'''

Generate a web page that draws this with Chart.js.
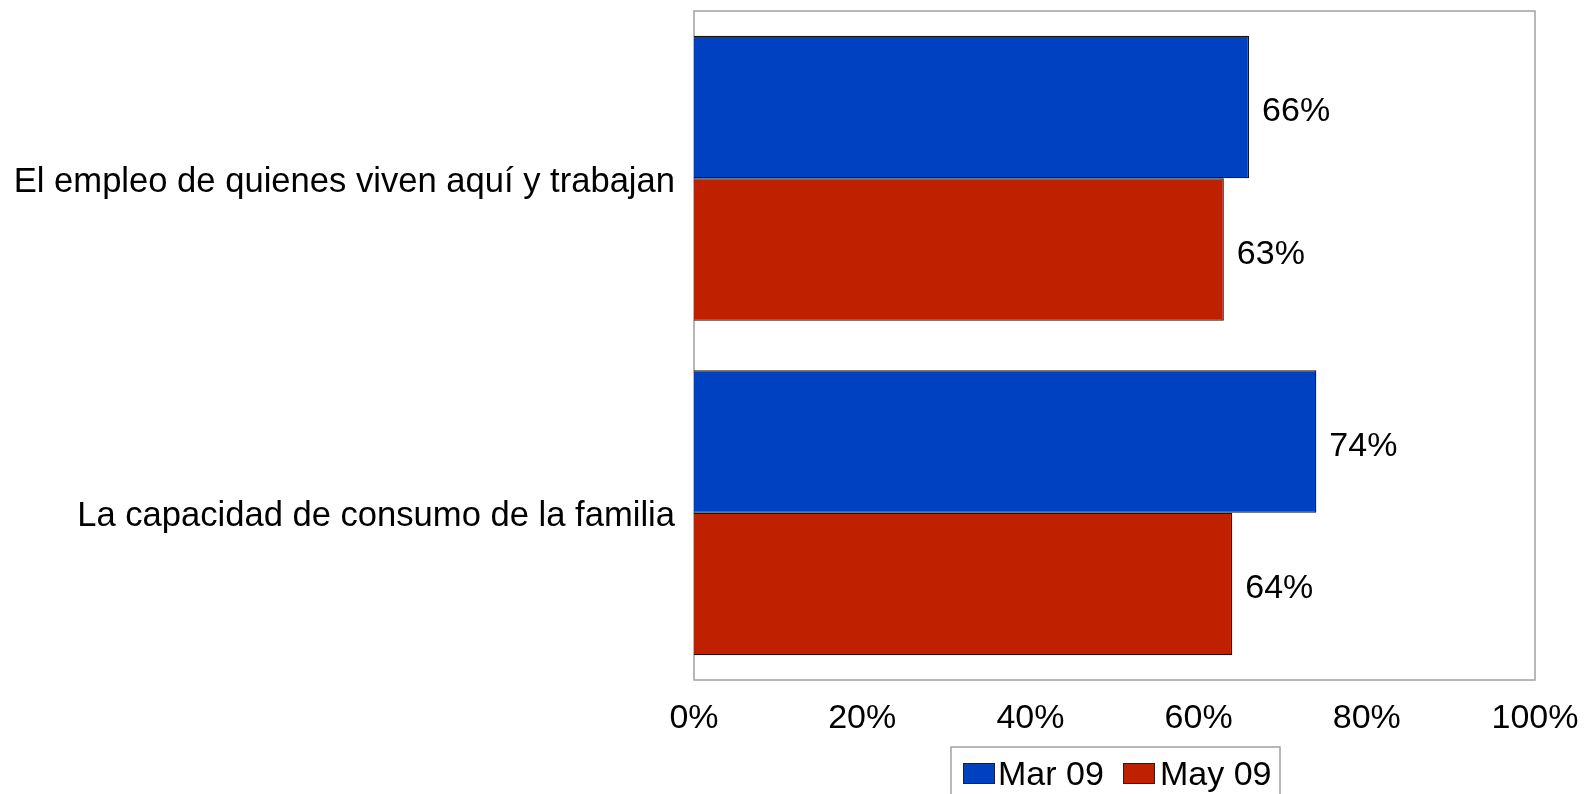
<!DOCTYPE html>
<html>
<head>
<meta charset="utf-8">
<script src="https://cdn.jsdelivr.net/npm/chart.js@4"></script>
<style>
html,body{margin:0;padding:0;background:#fff;}
#wrap{width:1587px;height:794px;position:relative;}
</style>
</head>
<body>
<div id="wrap"><canvas id="c" width="1587" height="794"></canvas></div>
<script>
const categories = ["El empleo de quienes viven aquí y trabajan", "La capacidad de consumo de la familia"];
const seriesNames = ["Mar 09", "May 09"];
const mar09 = [66, 74];
const may09 = [63, 64];
const xTicks = [0, 20, 40, 60, 80, 100];

const FONT = "'Liberation Sans', Arial, sans-serif";
const colors = ["#0041C1", "#BF2000"];

const frame = {
  id: 'frame',
  beforeDatasetsDraw(chart) {
    const a = chart.chartArea, ctx = chart.ctx;
    ctx.save();
    ctx.strokeStyle = '#a0a0a0';
    ctx.lineWidth = 1.5;
    ctx.strokeRect(a.left, a.top, a.right - a.left, a.bottom - a.top);
    ctx.restore();
  },
  afterDatasetsDraw(chart) {
    const ctx = chart.ctx;
    ctx.save();
    ctx.font = "34px " + FONT;
    ctx.fillStyle = '#000';
    ctx.textBaseline = 'middle';
    ctx.textAlign = 'left';
    chart.data.datasets.forEach((ds, i) => {
      const meta = chart.getDatasetMeta(i);
      meta.data.forEach((el, j) => {
        ctx.fillText(ds.data[j] + '%', el.x + 13, el.y + 5);
      });
    });
    // legend
    const lx = 951, ly = 747, lw = 329, lh = 60;
    ctx.strokeStyle = '#a0a0a0';
    ctx.lineWidth = 1.5;
    ctx.strokeRect(lx, ly, lw, lh);
    const items = [{x: 963, tx: 998}, {x: 1123, tx: 1160}];
    chart.data.datasets.forEach((ds, i) => {
      const it = items[i];
      ctx.fillStyle = ds.backgroundColor;
      ctx.fillRect(it.x, 763, 32, 21);
      ctx.strokeStyle = '#202020';
      ctx.lineWidth = 1;
      ctx.strokeRect(it.x + 0.5, 763.5, 31, 20);
      ctx.fillStyle = '#000';
      ctx.textBaseline = 'alphabetic';
      ctx.fillText(ds.label, it.tx, 785);
    });
    ctx.restore();
  }
};

function zeroPad(scale) {
  scale.paddingTop = 0; scale.paddingBottom = 0;
  scale.paddingLeft = 0; scale.paddingRight = 0;
}

new Chart(document.getElementById('c'), {
  type: 'bar',
  data: {
    labels: categories,
    datasets: [
      {label: seriesNames[0], data: mar09, backgroundColor: colors[0], borderColor: '#151515', borderWidth: 1.3},
      {label: seriesNames[1], data: may09, backgroundColor: colors[1], borderColor: '#151515', borderWidth: 1.3}
    ]
  },
  options: {
    indexAxis: 'y',
    responsive: false,
    animation: false,
    devicePixelRatio: 1,
    categoryPercentage: 0.852,
    barPercentage: 1,
    layout: {padding: {top: 11, right: 52, left: 0, bottom: 0}},
    plugins: {legend: {display: false}, tooltip: {enabled: false}},
    scales: {
      x: {
        min: 0, max: 100,
        afterBuildTicks(scale) { scale.ticks = xTicks.map(v => ({value: v})); },
        afterFit(scale) { scale.height = 114; zeroPad(scale); },
        grid: {display: false, drawTicks: false},
        border: {display: false},
        ticks: {
          color: '#000',
          font: {family: FONT, size: 34},
          padding: 18,
          maxRotation: 0,
          callback: v => v + '%'
        }
      },
      y: {
        afterFit(scale) { scale.width = 694; zeroPad(scale); },
        grid: {display: false, drawTicks: false},
        border: {display: false},
        ticks: {
          color: '#000',
          font: {family: FONT, size: 34.6},
          padding: 19,
          labelOffset: 4
        }
      }
    }
  },
  plugins: [frame]
});
</script>
</body>
</html>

'''

→ Your goal
All the lines above are to be reproduced exactly, except the pictures.

→ Output for this task
Generate a web page that draws this with Chart.js.
<!DOCTYPE html>
<html>
<head>
<meta charset="utf-8">
<script src="https://cdn.jsdelivr.net/npm/chart.js@4"></script>
<style>
html,body{margin:0;padding:0;background:#fff;}
#wrap{width:1587px;height:794px;position:relative;}
</style>
</head>
<body>
<div id="wrap"><canvas id="c" width="1587" height="794"></canvas></div>
<script>
const categories = ["El empleo de quienes viven aquí y trabajan", "La capacidad de consumo de la familia"];
const seriesNames = ["Mar 09", "May 09"];
const mar09 = [66, 74];
const may09 = [63, 64];
const xTicks = [0, 20, 40, 60, 80, 100];

const FONT = "'Liberation Sans', Arial, sans-serif";
const colors = ["#0041C1", "#BF2000"];

const frame = {
  id: 'frame',
  beforeDatasetsDraw(chart) {
    const a = chart.chartArea, ctx = chart.ctx;
    ctx.save();
    ctx.strokeStyle = '#a0a0a0';
    ctx.lineWidth = 1.5;
    ctx.strokeRect(a.left, a.top, a.right - a.left, a.bottom - a.top);
    ctx.restore();
  },
  afterDatasetsDraw(chart) {
    const ctx = chart.ctx;
    ctx.save();
    ctx.font = "34px " + FONT;
    ctx.fillStyle = '#000';
    ctx.textBaseline = 'middle';
    ctx.textAlign = 'left';
    chart.data.datasets.forEach((ds, i) => {
      const meta = chart.getDatasetMeta(i);
      meta.data.forEach((el, j) => {
        ctx.fillText(ds.data[j] + '%', el.x + 13, el.y + 5);
      });
    });
    // legend
    const lx = 951, ly = 747, lw = 329, lh = 60;
    ctx.strokeStyle = '#a0a0a0';
    ctx.lineWidth = 1.5;
    ctx.strokeRect(lx, ly, lw, lh);
    const items = [{x: 963, tx: 998}, {x: 1123, tx: 1160}];
    chart.data.datasets.forEach((ds, i) => {
      const it = items[i];
      ctx.fillStyle = ds.backgroundColor;
      ctx.fillRect(it.x, 763, 32, 21);
      ctx.strokeStyle = '#202020';
      ctx.lineWidth = 1;
      ctx.strokeRect(it.x + 0.5, 763.5, 31, 20);
      ctx.fillStyle = '#000';
      ctx.textBaseline = 'alphabetic';
      ctx.fillText(ds.label, it.tx, 785);
    });
    ctx.restore();
  }
};

function zeroPad(scale) {
  scale.paddingTop = 0; scale.paddingBottom = 0;
  scale.paddingLeft = 0; scale.paddingRight = 0;
}

new Chart(document.getElementById('c'), {
  type: 'bar',
  data: {
    labels: categories,
    datasets: [
      {label: seriesNames[0], data: mar09, backgroundColor: colors[0], borderColor: '#151515', borderWidth: 1.3},
      {label: seriesNames[1], data: may09, backgroundColor: colors[1], borderColor: '#151515', borderWidth: 1.3}
    ]
  },
  options: {
    indexAxis: 'y',
    responsive: false,
    animation: false,
    devicePixelRatio: 1,
    categoryPercentage: 0.852,
    barPercentage: 1,
    layout: {padding: {top: 11, right: 52, left: 0, bottom: 0}},
    plugins: {legend: {display: false}, tooltip: {enabled: false}},
    scales: {
      x: {
        min: 0, max: 100,
        afterBuildTicks(scale) { scale.ticks = xTicks.map(v => ({value: v})); },
        afterFit(scale) { scale.height = 114; zeroPad(scale); },
        grid: {display: false, drawTicks: false},
        border: {display: false},
        ticks: {
          color: '#000',
          font: {family: FONT, size: 34},
          padding: 18,
          maxRotation: 0,
          callback: v => v + '%'
        }
      },
      y: {
        afterFit(scale) { scale.width = 694; zeroPad(scale); },
        grid: {display: false, drawTicks: false},
        border: {display: false},
        ticks: {
          color: '#000',
          font: {family: FONT, size: 34.6},
          padding: 19,
          labelOffset: 4
        }
      }
    }
  },
  plugins: [frame]
});
</script>
</body>
</html>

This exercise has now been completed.